Jubilee Procession outside Gavel Barn 1977
Wherwell Anthology (1977)

Under the banner “Platinum Jubilee street parties: How our community celebrations tell the story of who we are”

The ‘i’ newspaper published an article by Anna Bonet (see attached file) which featured stories from:

  • Stanford-le-Hope, Essex (Mandie Groves)
  • Cardiff (Emma Parsons-Reid )
  • Leeds (Jay Williams )
  • Wherwell (Andrew Flanagan)

Here is the Wherwell story …

One thing that has never changed is the British weather’s penchant for raining on a summer parade. Just ask the locals of Wherwell, upon whom the heavens have opened during their Silver, Gold and Diamond Jubilee Street parties, all of which have been held in the heart of the village on Church Street.
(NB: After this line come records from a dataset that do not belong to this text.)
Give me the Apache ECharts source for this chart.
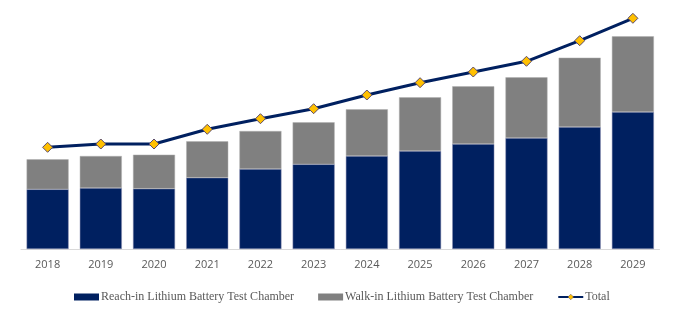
<!DOCTYPE html>
<html><head><meta charset="utf-8">
<script src="https://cdn.jsdelivr.net/npm/echarts@6/dist/echarts.min.js"></script>
<style>html,body{margin:0;padding:0;background:#fff}#c{width:683px;height:322px}</style>
</head><body><div id="c"></div>
<script>
const years = ['2018','2019','2020','2021','2022','2023','2024','2025','2026','2027','2028','2029'];
const reachIn = [59.7, 61, 60.3, 71.3, 80, 84.7, 93, 98, 105, 111, 122, 137];
const walkIn = [30, 32, 34, 36.4, 38, 42, 46.7, 53.7, 57.7, 60.7, 69.3, 75.7];
const total = [101.7, 105, 105, 119.7, 130.3, 140.3, 154, 166.3, 177, 187.7, 208.3, 230.7];

const chart = echarts.init(document.getElementById('c'));
const serif = "'Liberation Serif', 'Times New Roman', serif";
chart.setOption({
  animation: false,
  grid: {left: 21, right: 23.5, top: 9, bottom: 73},
  legend: {
    left: 69, top: 286, itemGap: 24, itemWidth: 25, itemHeight: 7,
    textStyle: {fontFamily: serif, fontSize: 12, color: '#595959', padding: [0,0,0,-3]},
    data: [
      {name: 'Reach-in Lithium Battery Test Chamber', icon: 'rect', itemStyle: {borderWidth: 0}},
      {name: 'Walk-in Lithium Battery Test Chamber', icon: 'rect', itemStyle: {borderWidth: 0}},
      {name: 'Total', itemStyle: {color: '#FFC000', borderWidth: 0.5}}
    ]
  },
  xAxis: {
    type: 'category', data: years,
    axisLine: {lineStyle: {color: '#d9d9d9', width: 1}},
    axisTick: {show: false},
    axisLabel: {fontFamily: "'Open Sans', sans-serif", fontSize: 11, color: '#595959', margin: 10}
  },
  yAxis: {type: 'value', min: 0, max: 240, show: false, splitLine: {show: false}},
  series: [
    {name: 'Reach-in Lithium Battery Test Chamber', type: 'bar', stack: 's', data: reachIn,
     barWidth: '79%', itemStyle: {color: '#002060', borderColor: '#8a8fb0', borderWidth: 0.5}},
    {name: 'Walk-in Lithium Battery Test Chamber', type: 'bar', stack: 's', data: walkIn,
     barWidth: '79%', itemStyle: {color: '#808080', borderColor: '#b0b0b0', borderWidth: 0.5}},
    {name: 'Total', type: 'line', data: total, symbol: 'diamond', symbolSize: 10,
     lineStyle: {color: '#002060', width: 3},
     itemStyle: {color: '#FFC000', borderColor: '#5a4a6a', borderWidth: 1}}
  ]
});
</script></body></html>
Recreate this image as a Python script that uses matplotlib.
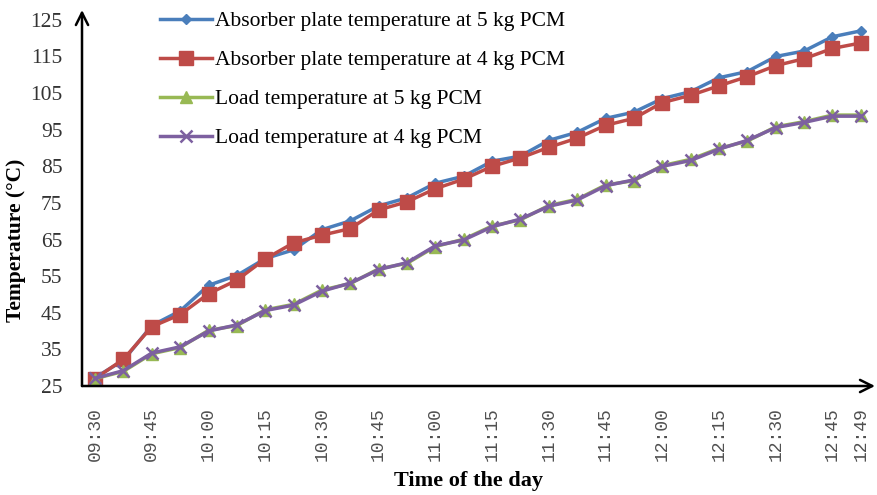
import matplotlib.pyplot as plt
import numpy as np

# category labels on the time axis (every other category is unlabelled)
time_labels = [
    "09:30", "", "09:45", "", "10:00", "", "10:15", "", "10:30", "", "10:45", "",
    "11:00", "", "11:15", "", "11:30", "", "11:45", "", "12:00", "", "12:15", "",
    "12:30", "", "12:45", "12:49",
]

absorber_5kg = [
    27.3, 32.0, 41.5, 45.5, 52.5, 55.2, 59.8, 62.2, 67.7, 70.1, 74.2, 76.4,
    80.4, 82.3, 86.4, 87.8, 92.1, 94.3, 98.1, 99.8, 103.5, 105.4, 109.2, 110.9,
    115.0, 116.5, 120.4, 122.0,
]
absorber_4kg = [
    27.0, 32.3, 41.2, 44.5, 50.2, 53.9, 59.7, 64.1, 66.2, 68.0, 73.1, 75.3,
    78.9, 81.5, 85.0, 87.3, 90.2, 92.7, 96.2, 98.1, 102.4, 104.4, 107.0, 109.5,
    112.5, 114.4, 117.2, 118.7,
]
load_5kg = [
    27.0, 29.0, 33.8, 35.5, 40.2, 41.5, 45.8, 47.3, 51.2, 53.0, 57.0, 58.5,
    63.1, 65.1, 68.7, 70.4, 74.3, 76.0, 79.9, 81.1, 85.2, 86.9, 89.9, 91.9,
    95.8, 97.2, 99.0, 99.0,
]
load_4kg = [
    27.1, 29.2, 34.0, 35.7, 40.0, 41.7, 45.6, 47.1, 50.9, 53.1, 56.8, 58.7,
    63.3, 64.9, 68.5, 70.6, 74.1, 75.8, 79.7, 81.3, 85.0, 86.6, 89.7, 92.1,
    95.6, 97.0, 98.7, 98.7,
]

series = [
    ("Absorber plate temperature at 5 kg PCM", absorber_5kg, "#4A7EBB", "D", 5.5),
    ("Absorber plate temperature at 4 kg PCM", absorber_4kg, "#BE4B48", "s", 10),
    ("Load temperature at 5 kg PCM", load_5kg, "#98B954", "^", 8),
    ("Load temperature at 4 kg PCM", load_4kg, "#7D60A0", "x", 8),
]

plt.rcParams["font.family"] = ["Liberation Serif", "DejaVu Serif"]

fig = plt.figure(figsize=(8.78, 4.95), dpi=100)
ax = fig.add_axes([0.0934, 0.2202, 0.9032, 0.7596])

x = np.arange(len(time_labels))
for label, vals, color, marker, ms in series:
    kw = dict(markeredgewidth=1.8) if marker == "x" else dict(markeredgecolor=color)
    ax.plot(x, vals, color=color, linewidth=2.5, marker=marker, markersize=ms,
            label=label, **kw)

ax.set_xlim(-0.46, len(time_labels) - 0.5)
ax.set_ylim(25, 127.7)
ax.set_yticks(np.arange(25, 126, 10))
ax.set_xticks(x)
ax.set_xticklabels(time_labels, rotation=90, fontfamily="Liberation Mono",
                   fontsize=13, color="#505050", va="top")
ax.tick_params(axis="x", length=0, pad=15)
ax.tick_params(axis="y", length=0, pad=14, labelsize=15.5, labelcolor="#333333")

for s in ax.spines.values():
    s.set_visible(False)
arrow = dict(arrowstyle="->", lw=1.8, color="black", mutation_scale=22,
             shrinkA=0, shrinkB=0)
ax.annotate("", xy=(0, 1), xytext=(0, 0), xycoords="axes fraction", arrowprops=arrow)
ax.annotate("", xy=(1, 0), xytext=(0, 0), xycoords="axes fraction", arrowprops=arrow)

fig.text(16 / 878, 1 - 240 / 495, "Temperature (°C)", fontsize=15.5, fontweight="bold",
         rotation=90, ha="center", va="center")
fig.text(469 / 878, 1 - 481 / 495, "Time of the day", fontsize=16, fontweight="bold",
         ha="center", va="center")

ax.legend(loc="upper left", bbox_to_anchor=(160 / 878, 1 - 11 / 495),
          bbox_transform=fig.transFigure, frameon=False, fontsize=15.5,
          handlelength=2.4, handletextpad=0.15, labelspacing=0.88, borderpad=0,
          borderaxespad=0)

fig.savefig("out.png", dpi=100)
“Let’s hope it does not happen again this Saturday,” says resident Andrew Flanagan. “There is a village hall at the end of the street, so everyone can run in for cover, but around 200 people are coming to the party and the hall fits about 100. So, the race will be on.”

Some things, though, have changed since the Queen’s first Jubilee in 1977. “The demographic has really shifted,” the 75-year-old says. “Wherwell used to be a referred to as a bit of an old people’s village, and it was actually. Most of the locals were retired. But in more recent times, a lot of younger people with London jobs have moved in with their families.”

As such, the street parties have become more child-friendly with each Jubilee. “This year there will be a children’s play area and lots of outdoor games are planned.”

Another marked difference is fact the environment is far more at the top of the organisers’ minds. “Compared with even just a decade ago, we are being much more eco-conscious this year,” says Andrew Flanagan. “There is certainly more focus on reducing waste and we are using a lot more paper rather than plastic.”

But the parties have also been defined by another constant, a little more cheerful than rain. “The number of people coming to the street party remains high, and I think that is a testament to community values that have stayed in place,” he says.

“The idea of younger generations being less likely to talk to neighbours, I think, is just a stereotype. Those here are just as friendly, sociable and ready for a get together as anyone else.”

If you spot any errors, please label them ‘artistic license’ to suit the theme!